As the nights get colder and the days get shorter we all crave a nice cozy bed to end our long days with. What constitutes "nice" for some, means something else to others. Not only does the type of mattress matter when it comes to getting that good night's sleep, but so does the bedding we choose to sleep in. Most of us just throw on a sheet, duvet or a blanket or two and a couple of pillows, not really considering the fabric we are surrounding ourselves with and with all that "thread count" talk, can you really blame us? So that's why I'm going to shed some light on what all this means and hopefully help you get that "nice" cozy bed you've been craving.
What exactly is thread count? It's simply the amount of horizontal and vertical threads in one square inch of the material. The higher the thread count the softer the sheet and ranges anywhere from 80 all the way up to 800. Depending on the material, a higher thread count doesn't necessarily mean higher quality, and they aren't guaranteed to last longer. Your best option is to choose a cotton-blend with a 180-200 thread count.
Facts About Cotton
Cotton ranges in price, depending on the percentage found in the sheet, not to mention the different types being used. The most expensive being Egyptian cotton. It's known to be one of the most luxurious, soft and durable options, but it's important to look at the percentage actually being used. A cotton/polyester blend is the best option for most, one being more affordable and the second being able to withstand wrinkles more than other blends.
Flannel and Silk
Made from a wool textile and cotton blend, flannel comes in a wide range of thread counts, making it a cozy choice for the winter. Most manufacturers won't list the percentage on labels due to the fact that they feel it isn't important and less applicable to the material. I wouldn't recommend this for the summer or for use in warmer homes. Silk is a breathable fabric that pulls moisture from the body during the heat of the summer and holds the body heat in the winter. For people with allergies this is a great choice, being hypoallergenic.
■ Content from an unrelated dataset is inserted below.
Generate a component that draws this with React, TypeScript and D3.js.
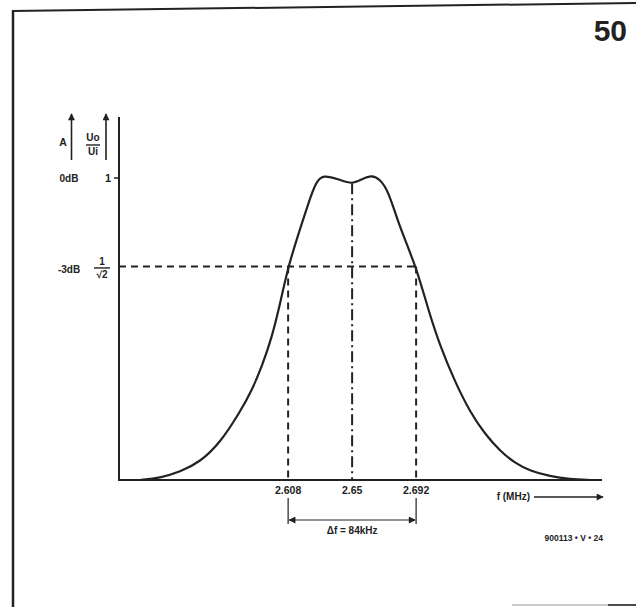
import React, { useEffect, useRef } from 'react';
import * as d3 from 'd3';

// response curve (f in MHz, Uo/Ui)
const freqMHz = [
  2.5108, 2.5239, 2.537, 2.5502, 2.5633, 2.5764, 2.5843, 2.5909, 2.5974, 2.6027, 2.608, 2.6158,
  2.6237, 2.627, 2.6309, 2.6407, 2.65, 2.6565, 2.6631, 2.6683, 2.6736, 2.6814, 2.692,
  2.7, 2.7077, 2.7175, 2.7274, 2.7372, 2.7471, 2.7569, 2.7667, 2.7799, 2.793, 2.8061,
];
const gain = [
  0.0, 0.0066, 0.0265, 0.0596, 0.1225, 0.2252, 0.298, 0.3775, 0.4735, 0.5828, 0.707, 0.831,
  0.954, 0.99, 1.01, 0.997, 0.978, 0.997, 1.01, 0.995, 0.96, 0.834, 0.707,
  0.563, 0.444, 0.325, 0.225, 0.152, 0.096, 0.056, 0.03, 0.012, 0.003, 0.0,
];
const tickFreqs = [2.608, 2.65, 2.692];
const tickLabels = ['2.608', '2.65', '2.692'];
const bandEdges = [2.608, 2.692];
const centerFreq = 2.65;
const halfPower = 1 / Math.SQRT2;
const dipGain = 0.983;

const FONT = '"Liberation Sans", Arial, Helvetica, sans-serif';

const App: React.FC = () => {
  const svgRef = useRef<SVGSVGElement>(null);

  useEffect(() => {
    if (!svgRef.current) return;
    const svg = d3.select(svgRef.current);
    svg.selectAll('*').remove();

    const W = 636, H = 607;
    svg.attr('width', W).attr('height', H);
    svg.append('rect').attr('width', W).attr('height', H).attr('fill', '#fff');

    const defs = svg.append('defs');
    defs.append('marker').attr('id', 'ah').attr('viewBox', '0 0 10 10').attr('refX', 9).attr('refY', 5)
      .attr('markerWidth', 9).attr('markerHeight', 7).attr('markerUnits', 'userSpaceOnUse').attr('orient', 'auto-start-reverse')
      .append('path').attr('d', 'M0,0 L10,5 L0,10 Z').attr('fill', '#222');

    const ink = '#222';

    // page frame
    svg.append('line').attr('x1', 12).attr('y1', 11).attr('x2', 636).attr('y2', 3).attr('stroke', ink).attr('stroke-width', 2);
    svg.append('line').attr('x1', 13).attr('y1', 10).attr('x2', 13).attr('y2', 607).attr('stroke', ink).attr('stroke-width', 2.5);
    svg.append('line').attr('x1', 512).attr('y1', 605).attr('x2', 636).attr('y2', 605).attr('stroke', '#bbb').attr('stroke-width', 1.5);
    svg.append('line').attr('x1', 608).attr('y1', 605).attr('x2', 636).attr('y2', 605).attr('stroke', ink).attr('stroke-width', 1.5);

    svg.append('text').attr('x', 627).attr('y', 41).attr('text-anchor', 'end').attr('font-family', FONT)
      .attr('font-weight', 'bold').attr('font-size', 30).attr('fill', ink).text('50');

    const x = d3.scaleLinear().domain([2.497, 2.814]).range([119, 602]);
    const y = d3.scaleLinear().domain([0, 1]).range([480, 178]);

    // axes
    svg.append('line').attr('x1', x(2.497)).attr('y1', 117).attr('x2', x(2.497)).attr('y2', y(0) + 1)
      .attr('stroke', ink).attr('stroke-width', 2);
    svg.append('line').attr('x1', x(2.497)).attr('y1', y(0)).attr('x2', x(2.814)).attr('y2', y(0))
      .attr('stroke', ink).attr('stroke-width', 2);

    // y tick at 1
    svg.append('line').attr('x1', x(2.497) - 5).attr('x2', x(2.497)).attr('y1', y(1)).attr('y2', y(1))
      .attr('stroke', ink).attr('stroke-width', 1.5);

    const txt = (tx: number, ty: number, s: string, size = 9, anchor = 'middle') =>
      svg.append('text').attr('x', tx).attr('y', ty).attr('text-anchor', anchor).attr('dominant-baseline', 'middle')
        .attr('font-family', FONT).attr('font-weight', 'bold').attr('font-size', size).attr('fill', ink).text(s);

    txt(111, y(1) + 1, '1', 11, 'end');
    txt(69, y(1) + 1, '0dB', 10);
    txt(69, y(halfPower) + 4, '-3dB', 10);
    // 1/sqrt2
    txt(102, y(halfPower) - 4, '1', 10);
    svg.append('line').attr('x1', 94).attr('x2', 110).attr('y1', y(halfPower) + 1.5).attr('y2', y(halfPower) + 1.5)
      .attr('stroke', ink).attr('stroke-width', 1.4);
    txt(102, y(halfPower) + 9, '√2', 10);

    // quantity arrows
    svg.append('line').attr('x1', 71.5).attr('x2', 71.5).attr('y1', 160).attr('y2', 114)
      .attr('stroke', ink).attr('stroke-width', 1.6).attr('marker-end', 'url(#ah)');
    txt(63, 143, 'A', 10.5);
    svg.append('line').attr('x1', 106).attr('x2', 106).attr('y1', 160).attr('y2', 114)
      .attr('stroke', ink).attr('stroke-width', 1.6).attr('marker-end', 'url(#ah)');
    txt(93, 138, 'Uo', 10);
    svg.append('line').attr('x1', 86).attr('x2', 100).attr('y1', 145).attr('y2', 145).attr('stroke', ink).attr('stroke-width', 1.4);
    txt(93, 152, 'Ui', 10);

    // -3 dB guides
    svg.append('line').attr('x1', x(2.497)).attr('x2', x(bandEdges[1])).attr('y1', y(halfPower)).attr('y2', y(halfPower))
      .attr('stroke', ink).attr('stroke-width', 2).attr('stroke-dasharray', '7,5');
    bandEdges.forEach(f => {
      svg.append('line').attr('x1', x(f)).attr('x2', x(f)).attr('y1', y(halfPower)).attr('y2', y(0))
        .attr('stroke', ink).attr('stroke-width', 2).attr('stroke-dasharray', '7,5');
      svg.append('line').attr('x1', x(f)).attr('x2', x(f)).attr('y1', y(0) + 18).attr('y2', y(0) + 44)
        .attr('stroke', ink).attr('stroke-width', 1.2);
    });
    svg.append('line').attr('x1', x(centerFreq)).attr('x2', x(centerFreq)).attr('y1', y(dipGain)).attr('y2', y(0))
      .attr('stroke', ink).attr('stroke-width', 2).attr('stroke-dasharray', '11,4,2,4');

    // x tick labels
    tickFreqs.forEach((f, i) => txt(x(f), y(0) + 11, tickLabels[i], 10.5));

    // bandwidth arrow
    svg.append('line').attr('x1', x(bandEdges[0]) + 1).attr('x2', x(bandEdges[1]) - 1).attr('y1', y(0) + 40).attr('y2', y(0) + 40)
      .attr('stroke', ink).attr('stroke-width', 1.2).attr('marker-start', 'url(#ah)').attr('marker-end', 'url(#ah)');
    txt((x(bandEdges[0]) + x(bandEdges[1])) / 2, y(0) + 51, 'Δf = 84kHz', 10);

    // f axis label
    txt(530, y(0) + 17, 'f (MHz)', 10, 'end');
    svg.append('line').attr('x1', 534).attr('x2', 603).attr('y1', y(0) + 17).attr('y2', y(0) + 17)
      .attr('stroke', ink).attr('stroke-width', 1.6).attr('marker-end', 'url(#ah)');

    txt(603, y(0) + 59, '900113 • V • 24', 8.5, 'end');

    // response curve
    const pts = freqMHz.map((f, i) => [f, gain[i]] as [number, number]);
    const line = d3.line<[number, number]>().x(d => x(d[0])).y(d => y(d[1])).curve(d3.curveBasis);
    svg.append('path').attr('d', line(pts)).attr('fill', 'none').attr('stroke', ink).attr('stroke-width', 2.2);
  }, []);

  return (
    <div style={{ position: 'absolute', left: 0, top: 0, width: 636, height: 607, background: '#fff' }}>
      <svg ref={svgRef} style={{ display: 'block' }}></svg>
    </div>
  );
};

export default App;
It's all about personal preference when it comes to choosing your pillow/s. Fatter pillows allow for a side sleeper to have more neck support while a back sleeper should stick with a flatter one. Of course the size reflects the size of the bed. Twin pillows for twin beds, queen pillows for queen bed etc. Cheaper pillows are great for decor purposes while more expensive pillows should be used for sleeping. What's used inside of the pillow is very important especially for those with allergies. Down or feather filled are not great choices in those cases, even when the label reads "hypoallergenic". Consider "hypodown" pillows which are specially processed to be hypoallergenic. Foam pillows hold a better, firmer shape while the down allows your head to sink down into it. All pillows should have casings and are not dust-mite free. Polyester is a happy medium between foam and down.
Duvets and Comforters
Originating in Europe, duvets and duvet covers come in a vast array of designs and most duvets today are filled with duck down/feather combinations, with goose being the more expensive option. The higher the quality the less likely to leak feathers. You can also get duvets that are filled with synthetic fibers as well. Comforters are basically thicker blankets that are filled with polyester batting. Before making your choice of cover, keep in mind the temperature of the home and the environment which you are sleeping in.